• [Direction]: Leave out the pictures and transcribe everything else exactly.

• [Data shown]:
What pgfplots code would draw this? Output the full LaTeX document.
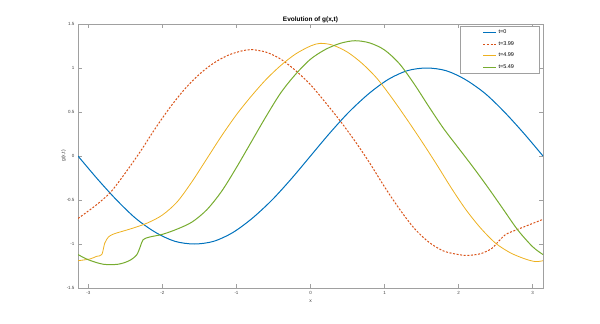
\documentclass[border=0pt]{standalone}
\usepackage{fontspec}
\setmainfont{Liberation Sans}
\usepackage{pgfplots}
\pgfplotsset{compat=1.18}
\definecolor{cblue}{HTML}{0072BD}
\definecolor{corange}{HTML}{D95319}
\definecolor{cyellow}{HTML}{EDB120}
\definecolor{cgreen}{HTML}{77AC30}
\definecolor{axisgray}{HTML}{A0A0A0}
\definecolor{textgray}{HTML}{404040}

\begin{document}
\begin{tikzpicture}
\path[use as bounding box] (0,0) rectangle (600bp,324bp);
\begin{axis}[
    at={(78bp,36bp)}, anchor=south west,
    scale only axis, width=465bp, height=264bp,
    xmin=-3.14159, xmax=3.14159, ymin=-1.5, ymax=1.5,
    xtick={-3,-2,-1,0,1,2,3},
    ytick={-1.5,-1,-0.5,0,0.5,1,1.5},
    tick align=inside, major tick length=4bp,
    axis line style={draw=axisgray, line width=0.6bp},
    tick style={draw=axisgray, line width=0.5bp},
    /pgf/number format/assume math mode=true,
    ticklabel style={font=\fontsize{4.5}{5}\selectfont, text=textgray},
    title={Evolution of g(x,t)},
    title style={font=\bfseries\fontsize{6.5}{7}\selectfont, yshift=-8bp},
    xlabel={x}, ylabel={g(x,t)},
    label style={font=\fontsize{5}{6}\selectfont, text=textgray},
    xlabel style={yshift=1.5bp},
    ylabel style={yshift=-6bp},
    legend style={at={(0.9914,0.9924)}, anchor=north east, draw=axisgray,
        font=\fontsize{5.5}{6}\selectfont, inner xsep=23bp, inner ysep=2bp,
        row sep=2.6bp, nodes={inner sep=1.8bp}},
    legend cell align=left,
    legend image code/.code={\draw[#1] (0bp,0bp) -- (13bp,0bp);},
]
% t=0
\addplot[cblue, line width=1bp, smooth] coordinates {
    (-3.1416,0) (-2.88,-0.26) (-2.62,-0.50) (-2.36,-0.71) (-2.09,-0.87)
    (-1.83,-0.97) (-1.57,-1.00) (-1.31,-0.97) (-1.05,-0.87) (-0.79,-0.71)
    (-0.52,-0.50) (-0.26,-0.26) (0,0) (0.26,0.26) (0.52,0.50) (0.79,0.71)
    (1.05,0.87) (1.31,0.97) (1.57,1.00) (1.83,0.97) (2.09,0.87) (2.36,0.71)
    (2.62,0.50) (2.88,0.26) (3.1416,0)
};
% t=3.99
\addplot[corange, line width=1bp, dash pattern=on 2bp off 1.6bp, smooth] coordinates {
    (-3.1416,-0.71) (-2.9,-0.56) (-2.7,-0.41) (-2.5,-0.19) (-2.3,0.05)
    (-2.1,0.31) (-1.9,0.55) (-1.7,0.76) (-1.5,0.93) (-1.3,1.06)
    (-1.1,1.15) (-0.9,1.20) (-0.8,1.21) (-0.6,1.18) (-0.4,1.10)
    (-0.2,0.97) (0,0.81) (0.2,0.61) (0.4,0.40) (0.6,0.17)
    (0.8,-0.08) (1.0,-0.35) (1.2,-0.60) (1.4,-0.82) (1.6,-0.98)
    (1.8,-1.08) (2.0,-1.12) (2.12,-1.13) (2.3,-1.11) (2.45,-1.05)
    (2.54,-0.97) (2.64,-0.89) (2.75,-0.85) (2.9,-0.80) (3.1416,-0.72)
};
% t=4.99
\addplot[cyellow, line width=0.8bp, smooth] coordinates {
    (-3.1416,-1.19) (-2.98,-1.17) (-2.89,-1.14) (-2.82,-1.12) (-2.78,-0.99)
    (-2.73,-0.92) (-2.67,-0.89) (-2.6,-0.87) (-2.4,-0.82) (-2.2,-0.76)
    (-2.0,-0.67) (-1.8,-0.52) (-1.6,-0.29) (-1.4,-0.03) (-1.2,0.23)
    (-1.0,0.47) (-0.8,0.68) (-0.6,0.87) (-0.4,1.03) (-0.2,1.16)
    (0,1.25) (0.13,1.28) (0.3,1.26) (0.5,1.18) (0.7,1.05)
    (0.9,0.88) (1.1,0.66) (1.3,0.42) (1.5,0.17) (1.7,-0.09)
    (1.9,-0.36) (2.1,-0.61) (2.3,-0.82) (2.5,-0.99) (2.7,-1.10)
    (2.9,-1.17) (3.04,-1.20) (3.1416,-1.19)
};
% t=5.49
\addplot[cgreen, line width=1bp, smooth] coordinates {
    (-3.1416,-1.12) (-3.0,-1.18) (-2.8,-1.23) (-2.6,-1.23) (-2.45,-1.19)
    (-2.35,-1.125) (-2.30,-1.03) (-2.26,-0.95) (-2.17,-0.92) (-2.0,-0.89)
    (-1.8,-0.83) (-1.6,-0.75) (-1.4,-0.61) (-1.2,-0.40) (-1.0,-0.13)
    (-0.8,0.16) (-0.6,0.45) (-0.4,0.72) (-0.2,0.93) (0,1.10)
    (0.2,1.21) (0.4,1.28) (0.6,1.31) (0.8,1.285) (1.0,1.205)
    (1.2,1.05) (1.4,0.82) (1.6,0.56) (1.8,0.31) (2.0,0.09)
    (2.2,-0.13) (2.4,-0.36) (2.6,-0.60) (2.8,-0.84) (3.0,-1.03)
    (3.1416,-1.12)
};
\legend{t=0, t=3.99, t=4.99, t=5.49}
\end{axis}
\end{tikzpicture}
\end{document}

• [The reply]:
What pgfplots code would draw this? Output the full LaTeX document.
\documentclass[border=0pt]{standalone}
\usepackage{fontspec}
\setmainfont{Liberation Sans}
\usepackage{pgfplots}
\pgfplotsset{compat=1.18}
\definecolor{cblue}{HTML}{0072BD}
\definecolor{corange}{HTML}{D95319}
\definecolor{cyellow}{HTML}{EDB120}
\definecolor{cgreen}{HTML}{77AC30}
\definecolor{axisgray}{HTML}{A0A0A0}
\definecolor{textgray}{HTML}{404040}

\begin{document}
\begin{tikzpicture}
\path[use as bounding box] (0,0) rectangle (600bp,324bp);
\begin{axis}[
    at={(78bp,36bp)}, anchor=south west,
    scale only axis, width=465bp, height=264bp,
    xmin=-3.14159, xmax=3.14159, ymin=-1.5, ymax=1.5,
    xtick={-3,-2,-1,0,1,2,3},
    ytick={-1.5,-1,-0.5,0,0.5,1,1.5},
    tick align=inside, major tick length=4bp,
    axis line style={draw=axisgray, line width=0.6bp},
    tick style={draw=axisgray, line width=0.5bp},
    /pgf/number format/assume math mode=true,
    ticklabel style={font=\fontsize{4.5}{5}\selectfont, text=textgray},
    title={Evolution of g(x,t)},
    title style={font=\bfseries\fontsize{6.5}{7}\selectfont, yshift=-8bp},
    xlabel={x}, ylabel={g(x,t)},
    label style={font=\fontsize{5}{6}\selectfont, text=textgray},
    xlabel style={yshift=1.5bp},
    ylabel style={yshift=-6bp},
    legend style={at={(0.9914,0.9924)}, anchor=north east, draw=axisgray,
        font=\fontsize{5.5}{6}\selectfont, inner xsep=23bp, inner ysep=2bp,
        row sep=2.6bp, nodes={inner sep=1.8bp}},
    legend cell align=left,
    legend image code/.code={\draw[#1] (0bp,0bp) -- (13bp,0bp);},
]
% t=0
\addplot[cblue, line width=1bp, smooth] coordinates {
    (-3.1416,0) (-2.88,-0.26) (-2.62,-0.50) (-2.36,-0.71) (-2.09,-0.87)
    (-1.83,-0.97) (-1.57,-1.00) (-1.31,-0.97) (-1.05,-0.87) (-0.79,-0.71)
    (-0.52,-0.50) (-0.26,-0.26) (0,0) (0.26,0.26) (0.52,0.50) (0.79,0.71)
    (1.05,0.87) (1.31,0.97) (1.57,1.00) (1.83,0.97) (2.09,0.87) (2.36,0.71)
    (2.62,0.50) (2.88,0.26) (3.1416,0)
};
% t=3.99
\addplot[corange, line width=1bp, dash pattern=on 2bp off 1.6bp, smooth] coordinates {
    (-3.1416,-0.71) (-2.9,-0.56) (-2.7,-0.41) (-2.5,-0.19) (-2.3,0.05)
    (-2.1,0.31) (-1.9,0.55) (-1.7,0.76) (-1.5,0.93) (-1.3,1.06)
    (-1.1,1.15) (-0.9,1.20) (-0.8,1.21) (-0.6,1.18) (-0.4,1.10)
    (-0.2,0.97) (0,0.81) (0.2,0.61) (0.4,0.40) (0.6,0.17)
    (0.8,-0.08) (1.0,-0.35) (1.2,-0.60) (1.4,-0.82) (1.6,-0.98)
    (1.8,-1.08) (2.0,-1.12) (2.12,-1.13) (2.3,-1.11) (2.45,-1.05)
    (2.54,-0.97) (2.64,-0.89) (2.75,-0.85) (2.9,-0.80) (3.1416,-0.72)
};
% t=4.99
\addplot[cyellow, line width=0.8bp, smooth] coordinates {
    (-3.1416,-1.19) (-2.98,-1.17) (-2.89,-1.14) (-2.82,-1.12) (-2.78,-0.99)
    (-2.73,-0.92) (-2.67,-0.89) (-2.6,-0.87) (-2.4,-0.82) (-2.2,-0.76)
    (-2.0,-0.67) (-1.8,-0.52) (-1.6,-0.29) (-1.4,-0.03) (-1.2,0.23)
    (-1.0,0.47) (-0.8,0.68) (-0.6,0.87) (-0.4,1.03) (-0.2,1.16)
    (0,1.25) (0.13,1.28) (0.3,1.26) (0.5,1.18) (0.7,1.05)
    (0.9,0.88) (1.1,0.66) (1.3,0.42) (1.5,0.17) (1.7,-0.09)
    (1.9,-0.36) (2.1,-0.61) (2.3,-0.82) (2.5,-0.99) (2.7,-1.10)
    (2.9,-1.17) (3.04,-1.20) (3.1416,-1.19)
};
% t=5.49
\addplot[cgreen, line width=1bp, smooth] coordinates {
    (-3.1416,-1.12) (-3.0,-1.18) (-2.8,-1.23) (-2.6,-1.23) (-2.45,-1.19)
    (-2.35,-1.125) (-2.30,-1.03) (-2.26,-0.95) (-2.17,-0.92) (-2.0,-0.89)
    (-1.8,-0.83) (-1.6,-0.75) (-1.4,-0.61) (-1.2,-0.40) (-1.0,-0.13)
    (-0.8,0.16) (-0.6,0.45) (-0.4,0.72) (-0.2,0.93) (0,1.10)
    (0.2,1.21) (0.4,1.28) (0.6,1.31) (0.8,1.285) (1.0,1.205)
    (1.2,1.05) (1.4,0.82) (1.6,0.56) (1.8,0.31) (2.0,0.09)
    (2.2,-0.13) (2.4,-0.36) (2.6,-0.60) (2.8,-0.84) (3.0,-1.03)
    (3.1416,-1.12)
};
\legend{t=0, t=3.99, t=4.99, t=5.49}
\end{axis}
\end{tikzpicture}
\end{document}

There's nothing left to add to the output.